Caccia sociale, caccia privata e riserve: il commento

Caccia sociale, caccia privata e riserve il commento
Niccolò Sacchetti (a sinistra), presidente di Agrivenatoria biodiversitalia

Creare sinergie per fare sistema: si può sintetizzare con questa formula quanto emerso dal convegno Coldiretti, Fondazione Una, Federparchi e Agrivenatoria biodiversitalia, dopo il quale s’è molto discusso di caccia sociale, caccia privata e ruolo delle riserve in Italia.

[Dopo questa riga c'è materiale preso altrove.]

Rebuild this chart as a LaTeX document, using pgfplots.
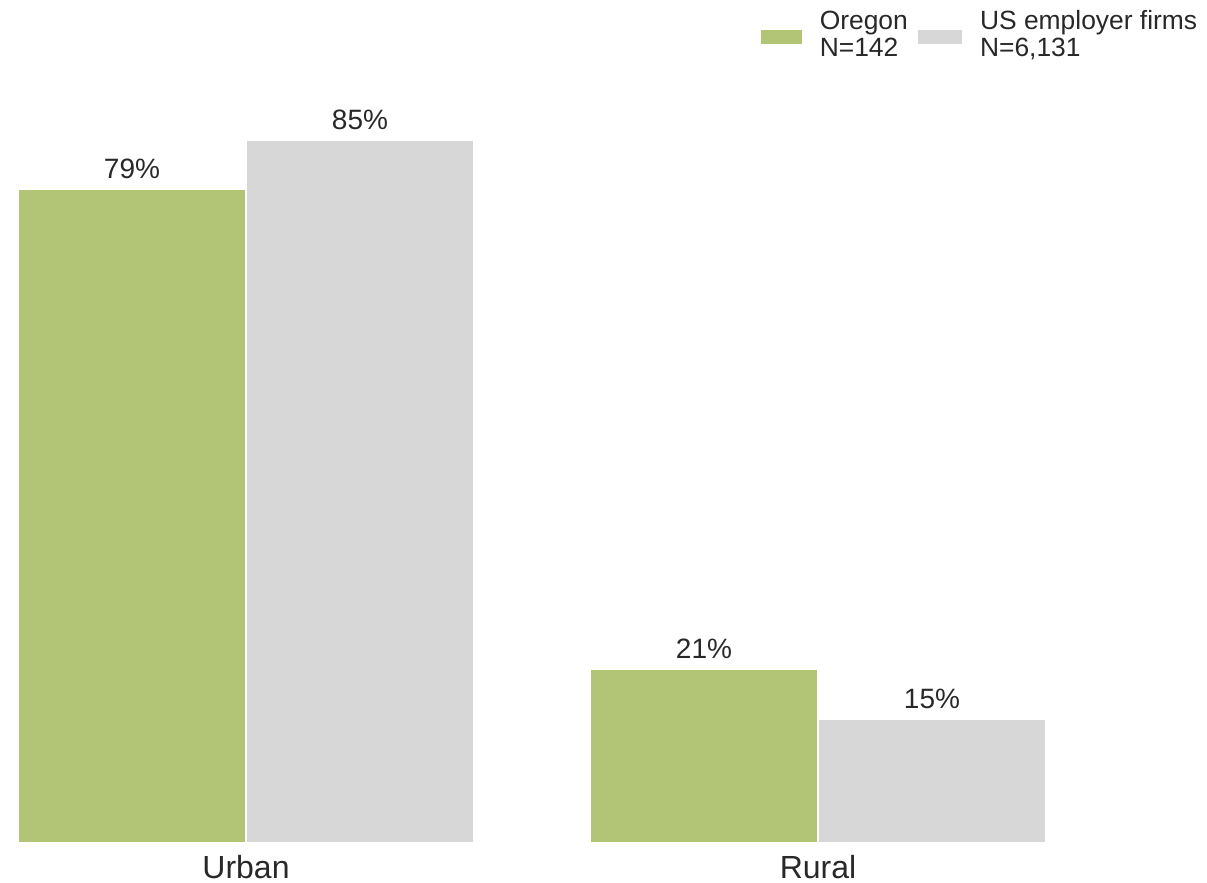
\documentclass[border=0pt]{standalone}
\usepackage{fontspec}
\setmainfont{Liberation Sans}
\usepackage{pgfplots}
\pgfplotsset{compat=1.18}
\definecolor{ogreen}{RGB}{178,197,119}
\definecolor{usgray}{RGB}{215,215,215}
\definecolor{txt}{RGB}{40,40,40}
\begin{document}
\begin{tikzpicture}
\useasboundingbox (0,0) rectangle (603.5pt,441.5pt);
\begin{axis}[
  at={(0pt,20pt)}, anchor=origin,
  scale only axis, width=603.5pt, height=413.5pt,
  xmin=0, xmax=1207, ymin=0, ymax=100,
  axis line style={draw=none},
  major tick length=0pt,
  ytick=\empty,
  xtick={246,818},
  xticklabels={Urban,Rural},
  xticklabel style={font=\fontsize{16}{16}\selectfont, text=txt, inner sep=0pt, yshift=-6pt},
  ybar=0pt, bar width=114pt,
  /pgf/number format/assume math mode=true,
  nodes near coords={\pgfmathprintnumber{\pgfplotspointmeta}\%},
  nodes near coords style={font=\fontsize{14}{14}\selectfont, text=txt, anchor=south, inner sep=0pt, yshift=5pt},
  legend columns=2,
  legend style={draw=none, fill=none, at={(axis description cs:0.9955,0.985)}, anchor=east,
    font=\fontsize{13.2}{14}\selectfont, text=txt, inner sep=0pt,
    /tikz/every odd column/.append style={column sep=7pt},
    /tikz/every even column/.append style={column sep=3pt}},
  legend cell align=left,
]
\addplot[fill=ogreen, draw=white, line width=0.6pt,
  legend image code/.code={\fill[ogreen] (0pt,-7.5pt) rectangle (20pt,-1pt);}]
  coordinates {(246,79) (818,21)};
\addplot[fill=usgray, draw=white, line width=0.6pt,
  legend image code/.code={\fill[usgray] (0pt,-7.5pt) rectangle (21.5pt,-1pt);}]
  coordinates {(246,85) (818,15)};
\legend{{\begin{tabular}{@{}l@{}}Oregon\\[-0.5pt]N=142\end{tabular}},{\begin{tabular}{@{}l@{}}US employer firms\\[-0.5pt]N=6,131\end{tabular}}}
\end{axis}
\end{tikzpicture}
\end{document}
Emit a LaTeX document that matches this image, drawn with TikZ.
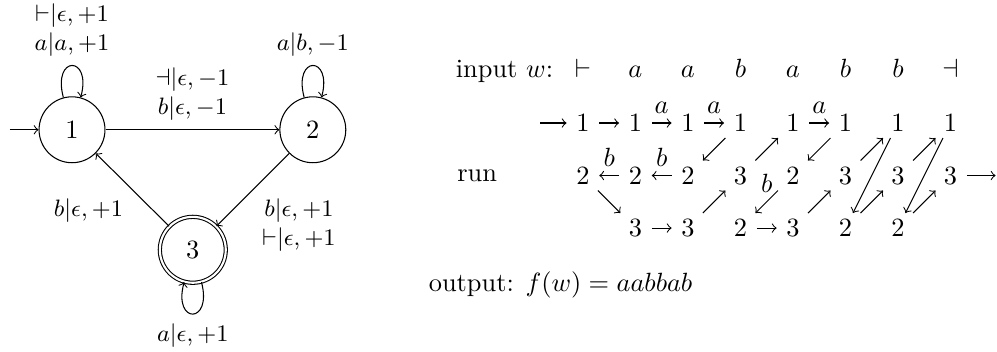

Prove tecniche di collaborazione. Il centro congressi di palazzo Rospigliosi a Roma è stato scelto per tenere a battesimo un’iniziativa che potrebbe generare interessanti novità e profondi cambiamenti nel modo di praticare e di intendere la caccia. A Roma sono state gettate le basi e il percorso si prospetta lungo e per nulla semplice, ma è stato importante iniziare, anche per lanciare un messaggio alle istituzioni governative e regionali, e al mondo della caccia nelle sue tante componenti.

L‘incontro è ruotato intorno alla nascita di Ab Agrivenatoria biodiversitalia, nuovo soggetto alla cui nascita hanno contribuito Cncn (Comitato nazionale caccia e natura) e Coldiretti, vale a dire gli operatori del settore e i produttori di armi e munizioni rappresentati da Anpam (Cncn) e quello degli agricoltori (Coldiretti), entrambi intimamente collegati con l’attività venatoria.

La nascita di Ab nel luglio scorso ha creato più di una tensione: alcune associazioni di cacciatori non hanno esitato a scagliarsi contro la nuova creatura. Anche per questo motivo il convegno organizzato a Roma assume un connotato importante: dopo le turbolenze iniziali, è stata l‘occasione per far incontrare pubblicamente i rappresentanti di Ab e i soggetti pronti a collaborare e a riempire di contenuti una scatola che non può permettersi di restare vuota. Intorno allo stesso tavolo Coldiretti, Fondazione Una, Federparchi e il ministero dell’Agricoltura e della Sovranità alimentare rappresentato dallo stesso ministro Francesco Lollobrigida. Il confronto sullo stato del territorio agrosilvopastorale ha portato anche a mettere a fuoco il potenziale della tutela della biodiversità e il ruolo centrale che potrebbe e dovrebbe avere il cacciatore.

Caccia sociale, caccia privata e riserve: la gallery fotografica del convegno di Roma

Cinque punti fondamentali

Dopo l’apertura dei lavori caratterizzata dagli interventi dei rappresentanti di Coldiretti (il presidente nazionale, Ettore Prandini, e il segretario generale, Vincenzo Gesmundo), del presidente di Federparchi Giampiero Sammuri, del presidente di Fondazione Una e Cncn Maurizio Zipponi, del presidente di Ab Niccolò Sacchetti e del ministro Lollobrigida, che ha ancora una volta confermato il suo interesse e la sua disponibilità su un tema politicamente delicato qual è la caccia, nella seconda parte del convegno sono stati affrontati argomenti che costituiscono la base del percorso proposto da Ab.

Sono cinque i punti fondamentali: chiedere alle istituzioni che agli istituti faunistici di carattere privato, che sono poi le aziende faunistiche e agrituristiche venatorie, sia riconosciuto lo status di attività agricola; ottenere il rinnovo automatico delle concessioni, per non correre più il rischio di essere ostaggio della burocrazia degli uffici regionali; consentire all‘interno delle aziende faunistiche la raccolta di frutti spontanei del sottobosco come erbe, funghi, tartufi e asparagi; favorire l‘arrivo in Italia di cacciatori anche dall´estero; ultimo punto, ma non per importanza soprattutto per i cacciatori, creare una filiera alimentare sostenibile, seguendo l‘esempio di quelle regioni, come la Lombardia, in cui questo progetto è già in fase avanzata.

Un sistema da migliorare

Il progetto punta dunque alla valorizzazione del potenziale già presente, ma migliorabile, o da creare ex novo, all’interno delle aziende faunistico-venatorie. Se i concessionari potessero contare su più punti fermi, sarebbero più portati a investire nel medio-lungo periodo, trasformando le riserve di caccia in vere e proprie imprese, con ricadute positive sul territorio e sull‘economia. Una visione lungimirante porterebbe anche a una migliore gestione della fauna selvatica, in particolar modo della piccola selvaggina stanziale e degli ungulati, a vantaggio di tutto il mondo venatorio. E non solo.